— Start Provided data —

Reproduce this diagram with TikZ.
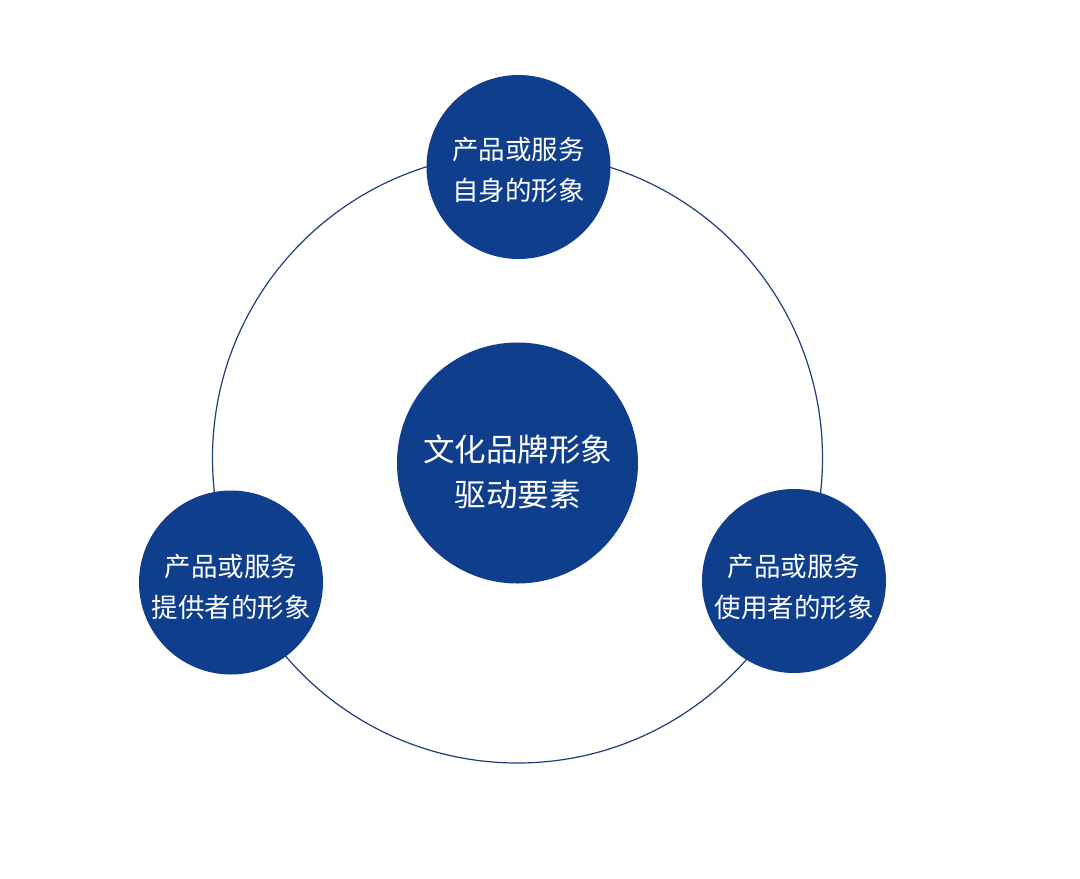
\documentclass[tikz,border=0pt]{standalone}
\usepackage{fontspec}
\newfontfamily\cjk{Noto Sans CJK SC}
\definecolor{brandblue}{RGB}{15,62,140}
\definecolor{ringblue}{RGB}{30,62,120}
\begin{document}
\begin{tikzpicture}[x=1pt,y=-1pt,
  disc/.style={circle,fill=brandblue,draw=none,inner sep=0pt},
  small/.style={disc,minimum size=184pt},
  big/.style={disc,minimum size=241pt},
  txts/.style={text=white,align=center,font=\cjk\fontsize{26.5}{41}\selectfont,inner sep=0pt},
  txtb/.style={text=white,align=center,font=\cjk\fontsize{31.5}{45}\selectfont,inner sep=0pt},
  ring/.style={draw=ringblue,line width=1.2pt}
]
\useasboundingbox[fill=white] (0,0) rectangle (1080,879);
\coordinate (o) at (517.5,458);
\draw[ring] (o) circle[radius=305];
\node[small] (top) at (518.5,167) {};
\node[small] (left) at (231,582.5) {};
\node[small] (right) at (794,581) {};
\node[big] (mid) at (517.5,463) {};
\node[txts] (ttop) at ([yshift=-3pt]top) {产品或服务\\自身的形象};
\node[txts] (tleft) at ([yshift=-4.5pt]left) {产品或服务\\提供者的形象};
\node[txts] (tright) at ([yshift=-6pt]right) {产品或服务\\使用者的形象};
\node[txtb] (tmid) at ([yshift=-9pt]mid) {文化品牌形象\\驱动要素};
\end{tikzpicture}
\end{document}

— End Provided data —

Work required -> Print out the whole of the material word for word, without pictures.

Task answer ->
Reproduce this diagram with TikZ.
\documentclass[tikz,border=0pt]{standalone}
\usepackage{fontspec}
\newfontfamily\cjk{Noto Sans CJK SC}
\definecolor{brandblue}{RGB}{15,62,140}
\definecolor{ringblue}{RGB}{30,62,120}
\begin{document}
\begin{tikzpicture}[x=1pt,y=-1pt,
  disc/.style={circle,fill=brandblue,draw=none,inner sep=0pt},
  small/.style={disc,minimum size=184pt},
  big/.style={disc,minimum size=241pt},
  txts/.style={text=white,align=center,font=\cjk\fontsize{26.5}{41}\selectfont,inner sep=0pt},
  txtb/.style={text=white,align=center,font=\cjk\fontsize{31.5}{45}\selectfont,inner sep=0pt},
  ring/.style={draw=ringblue,line width=1.2pt}
]
\useasboundingbox[fill=white] (0,0) rectangle (1080,879);
\coordinate (o) at (517.5,458);
\draw[ring] (o) circle[radius=305];
\node[small] (top) at (518.5,167) {};
\node[small] (left) at (231,582.5) {};
\node[small] (right) at (794,581) {};
\node[big] (mid) at (517.5,463) {};
\node[txts] (ttop) at ([yshift=-3pt]top) {产品或服务\\自身的形象};
\node[txts] (tleft) at ([yshift=-4.5pt]left) {产品或服务\\提供者的形象};
\node[txts] (tright) at ([yshift=-6pt]right) {产品或服务\\使用者的形象};
\node[txtb] (tmid) at ([yshift=-9pt]mid) {文化品牌形象\\驱动要素};
\end{tikzpicture}
\end{document}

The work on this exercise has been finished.